Nuevamente las imágenes de Cristo torturado, crucificado y muerto, seguido por una María pálida y llorosa cubierta de mantos, encajes y alhajas han desfilado por nuestras calles seguidas de penitentes. Este ritual no era de mi agrado ni siquiera cuando me contaba entre los cristianos. Siempre me desconcertó el hecho de que una fe surgida en el seno de un pueblo ferozmente monoteísta, el judío, que rechaza de plano la adoración de imágenes acabara fomentando lo que taxativamente prohíbe Dios en los versículos 4 y 5 del capítulo 20 del libro del Éxodo: "No te harás imagen, ni ninguna semejanza de lo que esté arriba en el cielo, ni abajo en la tierra, ni en las aguas debajo de la tierra. No te inclinarás a ellas, ni las honrarás; porque yo soy Jehová tu Dios, fuerte, celoso, que visito la maldad de los padres sobre los hijos hasta la tercera y cuarta generación de los que me aborrecen". Una prohibición esta, al fin y al cabo, tan tajante como los Diez Mandamientos de la Ley de Dios.

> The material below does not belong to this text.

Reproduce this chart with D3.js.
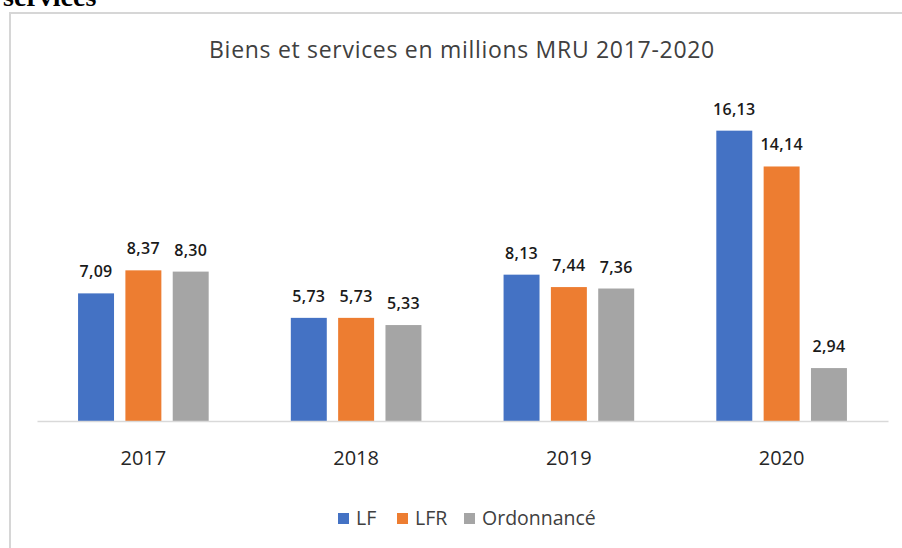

Esta y otras inconsistencias marcaron mi alejamiento de la Iglesia Católica y mi vagabundeo espiritual que ha durado quince largos años hasta mi aceptación de la fe Bahái, en enero de este año.

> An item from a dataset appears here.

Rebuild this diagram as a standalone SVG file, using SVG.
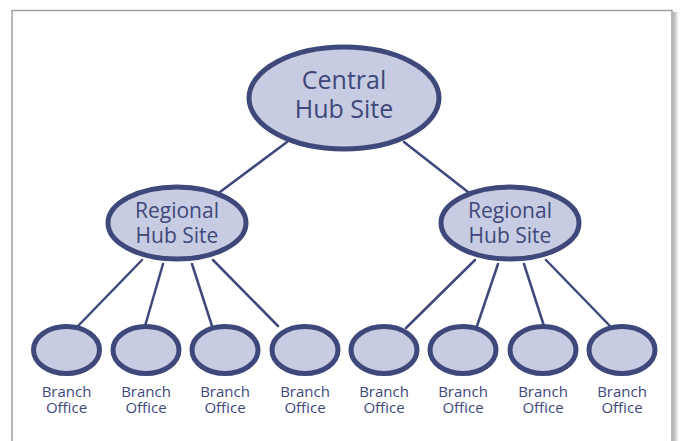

Sin entrar a tratar complejas cuestiones doctrinales, para lo cual no me considero preparado, sólo diré que mantengo con el hecho de la veneración a las imágenes una discreta y respetuosa distancia. ¿Quién soy yo para condenar al que canaliza su espiritualidad a través del culto a una representación de Cristo o de María? Siempre que dicha espiritualidad sea sincera y esté acompañada de la necesaria rectitud de conducta, merece respeto. ¿Acaso tengo derecho a empuñar el hacha del iconoclasta y tildar de pecador e idólatra al que se postra de hinojos ante una talla? Las diferencias superficiales entre las religiones han constituido una excusa que los seres humanos han tomado para aniquilarse mutuamente en demasiadas ocasiones a lo largo de la historia, despreciando la profundidad de la Palabra de Dios. Declino convertirme en un fanático más.

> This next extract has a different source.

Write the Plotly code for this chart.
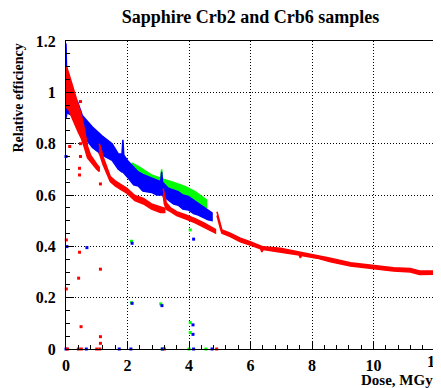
import plotly.graph_objects as go

# ---------------- data ----------------
# Red sample: several irradiation runs, lower / upper edge of the point cloud
red1_dose = [0.0, 0.02, 0.1, 0.2, 0.3, 0.4, 0.5, 0.6, 0.7, 0.8, 0.9, 1.0, 1.08]
red1_lo = [0.95, 0.94, 0.93, 0.90, 0.87, 0.845, 0.82, 0.785, 0.745, 0.73, 0.715, 0.70, 0.692]
red1_hi = [1.10, 1.10, 1.07, 1.03, 0.98, 0.945, 0.91, 0.855, 0.79, 0.755, 0.735, 0.72, 0.708]

red2_dose = [1.07, 1.12, 1.2, 1.3, 1.44, 1.6, 1.8, 1.98, 2.24, 2.52, 2.78, 3.07, 3.21]
red2_lo = [0.765, 0.75, 0.72, 0.69, 0.652, 0.635, 0.62, 0.607, 0.578, 0.565, 0.545, 0.532, 0.532]
red2_hi = [0.80, 0.79, 0.75, 0.715, 0.672, 0.655, 0.64, 0.626, 0.598, 0.587, 0.565, 0.555, 0.548]

red3_dose = [3.16, 3.2, 3.26, 3.4, 3.6, 3.9, 4.2, 4.5, 4.86]
red3_lo = [0.60, 0.565, 0.545, 0.535, 0.52, 0.506, 0.492, 0.475, 0.452]
red3_hi = [0.625, 0.60, 0.57, 0.55, 0.535, 0.522, 0.508, 0.49, 0.466]

red4_dose = [4.91, 4.96, 5.02, 5.07, 5.34, 5.67, 5.99, 6.33, 6.37, 6.41, 6.97,
             7.58, 7.62, 7.66, 8.16, 8.6, 9.25, 10.0, 10.65, 11.2, 11.5, 11.95]
red4_lo = [0.52, 0.495, 0.47, 0.451, 0.438, 0.418, 0.405, 0.39, 0.378, 0.388, 0.379,
           0.366, 0.355, 0.364, 0.354, 0.340, 0.323, 0.312, 0.304, 0.300, 0.290, 0.291]
red4_hi = [0.535, 0.51, 0.485, 0.464, 0.451, 0.432, 0.418, 0.40, 0.399, 0.398, 0.393,
           0.379, 0.379, 0.378, 0.366, 0.354, 0.336, 0.326, 0.317, 0.314, 0.304, 0.304]

# Blue sample
blue_dose = [0.0, 0.03, 0.2, 0.37, 0.53, 0.86, 1.18, 1.5, 1.7, 1.82, 1.85, 1.88,
             2.03, 2.2, 2.35, 2.5, 2.78, 2.95, 3.08, 3.11, 3.14, 3.33, 3.5, 3.65, 3.8,
             3.98, 4.15, 4.30, 4.62, 4.75]
blue_lo = [0.90, 0.92, 0.91, 0.885, 0.835, 0.785, 0.755, 0.735, 0.70, 0.69, 0.69, 0.69,
           0.665, 0.640, 0.635, 0.615, 0.61, 0.600, 0.60, 0.60, 0.60, 0.58, 0.565, 0.56, 0.545,
           0.542, 0.528, 0.522, 0.503, 0.50]
blue_hi = [1.19, 1.03, 0.99, 0.965, 0.91, 0.865, 0.83, 0.80, 0.76, 0.76, 0.815, 0.755,
           0.73, 0.71, 0.69, 0.68, 0.665, 0.658, 0.652, 0.69, 0.65, 0.626, 0.62, 0.613, 0.60,
           0.594, 0.58, 0.568, 0.542, 0.53]

# Green sample
green_dose = [2.13, 2.35, 2.78, 3.08, 3.11, 3.14, 3.43, 3.87, 4.2, 4.57]
green_lo = [0.700, 0.675, 0.645, 0.63, 0.63, 0.63, 0.615, 0.595, 0.575, 0.548]
green_hi = [0.725, 0.711, 0.678, 0.665, 0.70, 0.662, 0.652, 0.633, 0.613, 0.581]

# Isolated points
red_out_x = [0.47, 0.45, 0.12, 0.47, 0.47, 0.44, 0.44, 1.12, 0.01, 0.44, 1.12, 0.41, 0.01,
             0.49, 1.12, 1.12, 0.05, 0.4, 0.5, 1.0, 1.1, 3.2, 4.9, 12.0]
red_out_y = [0.964, 0.925, 0.789, 0.80, 0.75, 0.704, 0.678, 0.643, 0.425, 0.377, 0.311, 0.276,
             0.234, 0.087, 0.048, 0.022, 0, 0, 0, 0, 0, 0, 0, 0]
blue_out_x = [0.0, 0.03, 0.68, 2.15, 2.15, 3.12, 4.13, 4.13, 4.15,
              0.0, 0.66, 1.73, 2.11, 3.13, 4.15, 4.75]
blue_out_y = [0.75, 0.399, 0.395, 0.412, 0.178, 0.169, 0.094, 0.057, 0.428,
              0, 0, 0, 0, 0, 0, 0]
green_out_x = [2.13, 2.13, 3.08, 4.04, 4.04, 4.04, 3.13, 4.0, 4.55]
green_out_y = [0.42, 0.18, 0.176, 0.103, 0.064, 0.464, 0, 0, 0]

x_ticks = [0, 2, 4, 6, 8, 10, 12]
x_tick_text = ["0", "2", "4", "6", "8", "10", ""]   # "12" is drawn below, clipped at the edge
y_ticks = [0, 0.2, 0.4, 0.6, 0.8, 1.0, 1.2]
y_tick_text = ["0", "0.2", "0.4", "0.6", "0.8", "1", "1.2"]

RED, BLUE, GREEN = "#ff0000", "#0000ff", "#00ff00"
SERIF = "Liberation Serif, Times New Roman, DejaVu Serif, serif"

# the page body adds an 8px offset; the figure is sized to fill the rest
W, H = 433, 380

fig = go.Figure()


def band(dose, lo, hi, color):
    fig.add_trace(go.Scatter(
        x=list(dose) + list(dose[::-1]),
        y=list(hi) + list(lo[::-1]),
        mode="lines", fill="toself", fillcolor=color,
        line=dict(color=color, width=1.5),
        hoverinfo="skip", showlegend=False))


def points(x, y, color):
    fig.add_trace(go.Scatter(
        x=x, y=y, mode="markers",
        marker=dict(symbol="square", size=3, color=color, line=dict(width=0)),
        showlegend=False, cliponaxis=False))


band(green_dose, green_lo, green_hi, GREEN)
points(green_out_x, green_out_y, GREEN)
band(blue_dose, blue_lo, blue_hi, BLUE)
points(blue_out_x, blue_out_y, BLUE)
band(red1_dose, red1_lo, red1_hi, RED)
band(red2_dose, red2_lo, red2_hi, RED)
band(red3_dose, red3_lo, red3_hi, RED)
band(red4_dose, red4_lo, red4_hi, RED)
points(red_out_x, red_out_y, RED)

tickfont = dict(family=SERIF, size=16, color="black", weight="bold")

fig.update_layout(
    width=W, height=H,
    margin=dict(l=58, r=6, t=33, b=39, autoexpand=False),
    paper_bgcolor="white", plot_bgcolor="white",
    title=dict(text="Sapphire Crb2 and Crb6 samples",
               font=dict(family=SERIF, size=18, color="black", weight="bold"),
               x=(58 + 427) / 2 / W, xanchor="center",
               y=1 - 8.5 / H, yanchor="middle"),
    xaxis=dict(range=[0, 12], tickvals=x_ticks, ticktext=x_tick_text, ticks="inside", ticklen=8,
               tickcolor="black", tickwidth=1, automargin=False,
               minor=dict(dtick=0.4, ticks="inside", ticklen=4, tickcolor="black", showgrid=False),
               showgrid=True, gridcolor="black", griddash="1px,2px", gridwidth=1,
               showline=True, linecolor="black", linewidth=1, mirror=True,
               zeroline=False, tickfont=tickfont, ticklabelstandoff=2),
    yaxis=dict(range=[0, 1.2], tickvals=y_ticks, ticktext=y_tick_text, ticks="inside",
               ticklen=8, tickcolor="black", tickwidth=1, automargin=False,
               minor=dict(dtick=0.05, ticks="inside", ticklen=4, tickcolor="black", showgrid=False),
               showgrid=True, gridcolor="black", griddash="1px,2px", gridwidth=1,
               showline=True, linecolor="black", linewidth=1, mirror=True,
               zeroline=False, tickfont=tickfont, ticklabelstandoff=6),
    annotations=[
        dict(text="12", xref="x", yref="paper", x=x_ticks[-1], y=0,
             xanchor="center", yanchor="top", yshift=-2, showarrow=False,
             font=tickfont),
        dict(text="Relative efficiency", textangle=-90, xref="paper", yref="paper",
             x=0, y=1, xanchor="center", yanchor="top", xshift=-48, yshift=-1,
             showarrow=False, font=dict(family=SERIF, size=14, color="black", weight="bold")),
        dict(text="Dose, MGy", xref="paper", yref="paper", x=1, y=0,
             xanchor="right", yanchor="top", yshift=-21, showarrow=False,
             font=dict(family=SERIF, size=15, color="black", weight="bold")),
    ],
)

fig.write_html("out.html")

No ocultaré la incomodidad que me causa ver a María representada con todo ese boato, muy ajeno a la mujer humilde de Nazaret que servía la cena a su marido José y su hijo Jesús cuando ambos regresaban a casa tras un duro día de trabajo en la carpintería. Sin embargo, para evitar la incomodidad es suficiente con quedarme en casa en semana santa y dejar las calles a los devotos de corazón y a los devotos de golpe de pecho hueco, que también los hay. Dios mira nuestras acciones y su conocimiento todo lo alcanza.